* _What you should do_: Print the records below exactly, from the line containing "Clone this chart in matplotlib." down to the line containing "3.22, 3.21, 3.21]", both lines included, and omit every picture.

* _Given records_:

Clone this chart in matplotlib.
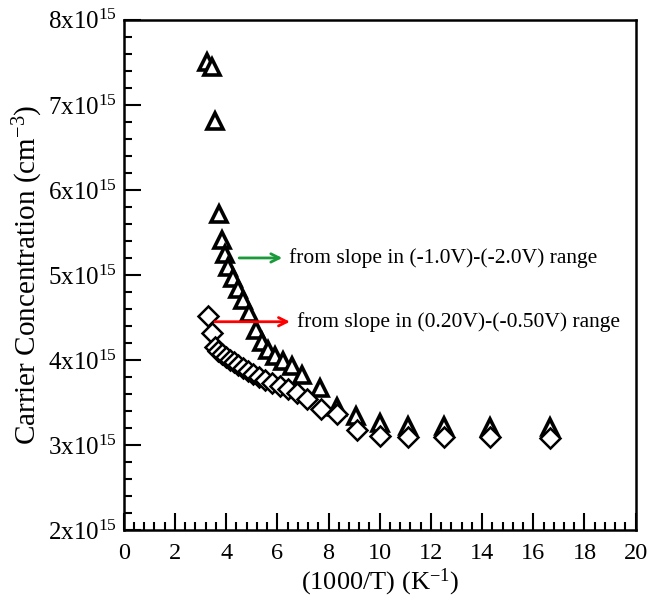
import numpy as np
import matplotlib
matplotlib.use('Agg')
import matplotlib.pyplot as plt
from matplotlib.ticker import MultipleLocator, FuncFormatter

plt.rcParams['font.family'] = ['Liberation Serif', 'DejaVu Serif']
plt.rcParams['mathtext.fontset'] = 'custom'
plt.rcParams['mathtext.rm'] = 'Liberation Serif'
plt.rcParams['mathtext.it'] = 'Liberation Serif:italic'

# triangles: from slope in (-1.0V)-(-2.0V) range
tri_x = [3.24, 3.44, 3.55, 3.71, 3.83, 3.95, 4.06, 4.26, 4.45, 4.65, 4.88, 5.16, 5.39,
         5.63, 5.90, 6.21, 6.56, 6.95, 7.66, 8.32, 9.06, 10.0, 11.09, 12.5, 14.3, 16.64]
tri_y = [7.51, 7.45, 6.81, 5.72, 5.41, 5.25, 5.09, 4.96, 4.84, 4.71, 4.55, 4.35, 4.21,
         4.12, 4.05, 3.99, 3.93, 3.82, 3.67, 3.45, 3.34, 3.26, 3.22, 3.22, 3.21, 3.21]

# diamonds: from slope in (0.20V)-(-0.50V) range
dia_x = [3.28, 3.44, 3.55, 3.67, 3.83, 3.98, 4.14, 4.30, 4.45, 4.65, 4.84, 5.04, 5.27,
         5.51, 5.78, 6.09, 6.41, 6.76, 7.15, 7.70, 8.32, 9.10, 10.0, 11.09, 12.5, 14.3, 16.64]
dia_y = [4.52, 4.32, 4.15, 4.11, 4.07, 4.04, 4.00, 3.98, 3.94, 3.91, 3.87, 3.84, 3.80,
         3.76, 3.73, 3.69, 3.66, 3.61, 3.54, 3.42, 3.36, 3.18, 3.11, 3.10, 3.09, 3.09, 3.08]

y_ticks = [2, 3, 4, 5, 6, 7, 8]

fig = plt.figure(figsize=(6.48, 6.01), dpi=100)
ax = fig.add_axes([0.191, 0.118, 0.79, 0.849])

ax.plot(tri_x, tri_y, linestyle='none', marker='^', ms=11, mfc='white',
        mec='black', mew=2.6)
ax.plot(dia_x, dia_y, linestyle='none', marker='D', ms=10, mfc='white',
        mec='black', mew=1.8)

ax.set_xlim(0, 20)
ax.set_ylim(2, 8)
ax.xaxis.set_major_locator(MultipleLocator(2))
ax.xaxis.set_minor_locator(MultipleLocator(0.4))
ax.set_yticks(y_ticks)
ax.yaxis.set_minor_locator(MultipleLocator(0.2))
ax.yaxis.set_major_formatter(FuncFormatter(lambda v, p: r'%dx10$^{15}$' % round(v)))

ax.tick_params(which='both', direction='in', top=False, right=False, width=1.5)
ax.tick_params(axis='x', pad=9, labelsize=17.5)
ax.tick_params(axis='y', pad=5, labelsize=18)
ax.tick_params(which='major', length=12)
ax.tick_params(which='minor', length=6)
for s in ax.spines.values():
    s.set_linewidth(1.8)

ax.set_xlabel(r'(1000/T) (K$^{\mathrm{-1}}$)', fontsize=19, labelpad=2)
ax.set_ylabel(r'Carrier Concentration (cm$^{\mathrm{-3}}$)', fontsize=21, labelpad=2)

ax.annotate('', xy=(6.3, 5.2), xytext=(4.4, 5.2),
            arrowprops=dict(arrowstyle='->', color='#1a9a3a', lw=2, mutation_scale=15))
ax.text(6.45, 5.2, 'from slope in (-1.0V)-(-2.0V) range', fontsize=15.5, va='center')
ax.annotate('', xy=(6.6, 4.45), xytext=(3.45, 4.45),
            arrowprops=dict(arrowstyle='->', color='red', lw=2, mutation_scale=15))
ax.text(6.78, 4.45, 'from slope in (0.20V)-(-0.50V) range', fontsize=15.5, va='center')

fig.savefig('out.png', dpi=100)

==

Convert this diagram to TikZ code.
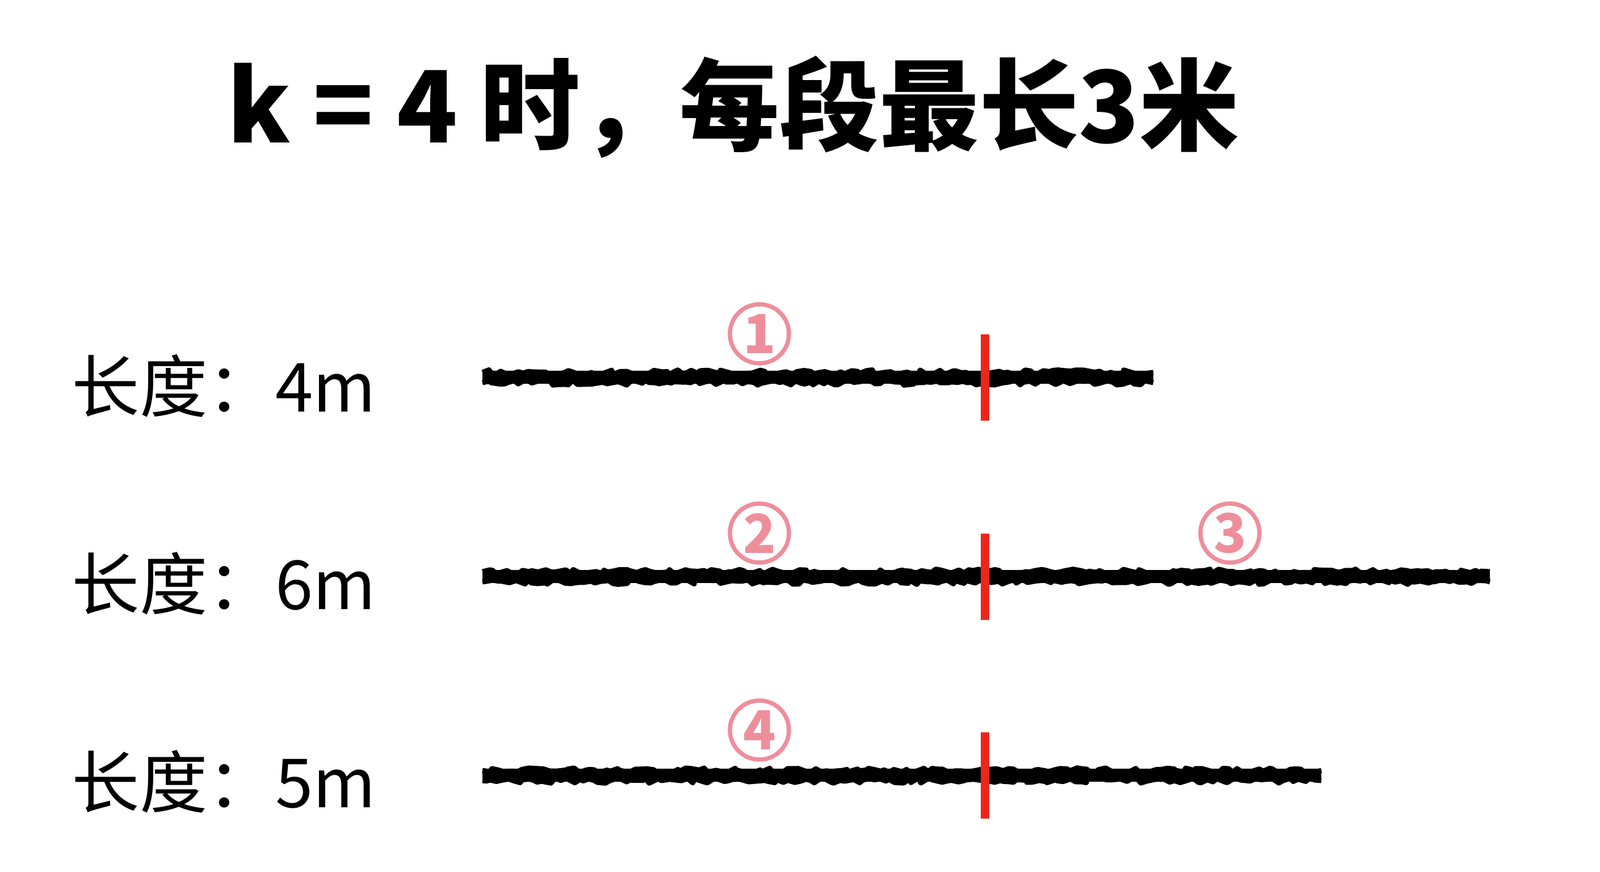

* _Reply_:
Clone this chart in matplotlib.
import numpy as np
import matplotlib
matplotlib.use('Agg')
import matplotlib.pyplot as plt
from matplotlib.ticker import MultipleLocator, FuncFormatter

plt.rcParams['font.family'] = ['Liberation Serif', 'DejaVu Serif']
plt.rcParams['mathtext.fontset'] = 'custom'
plt.rcParams['mathtext.rm'] = 'Liberation Serif'
plt.rcParams['mathtext.it'] = 'Liberation Serif:italic'

# triangles: from slope in (-1.0V)-(-2.0V) range
tri_x = [3.24, 3.44, 3.55, 3.71, 3.83, 3.95, 4.06, 4.26, 4.45, 4.65, 4.88, 5.16, 5.39,
         5.63, 5.90, 6.21, 6.56, 6.95, 7.66, 8.32, 9.06, 10.0, 11.09, 12.5, 14.3, 16.64]
tri_y = [7.51, 7.45, 6.81, 5.72, 5.41, 5.25, 5.09, 4.96, 4.84, 4.71, 4.55, 4.35, 4.21,
         4.12, 4.05, 3.99, 3.93, 3.82, 3.67, 3.45, 3.34, 3.26, 3.22, 3.22, 3.21, 3.21]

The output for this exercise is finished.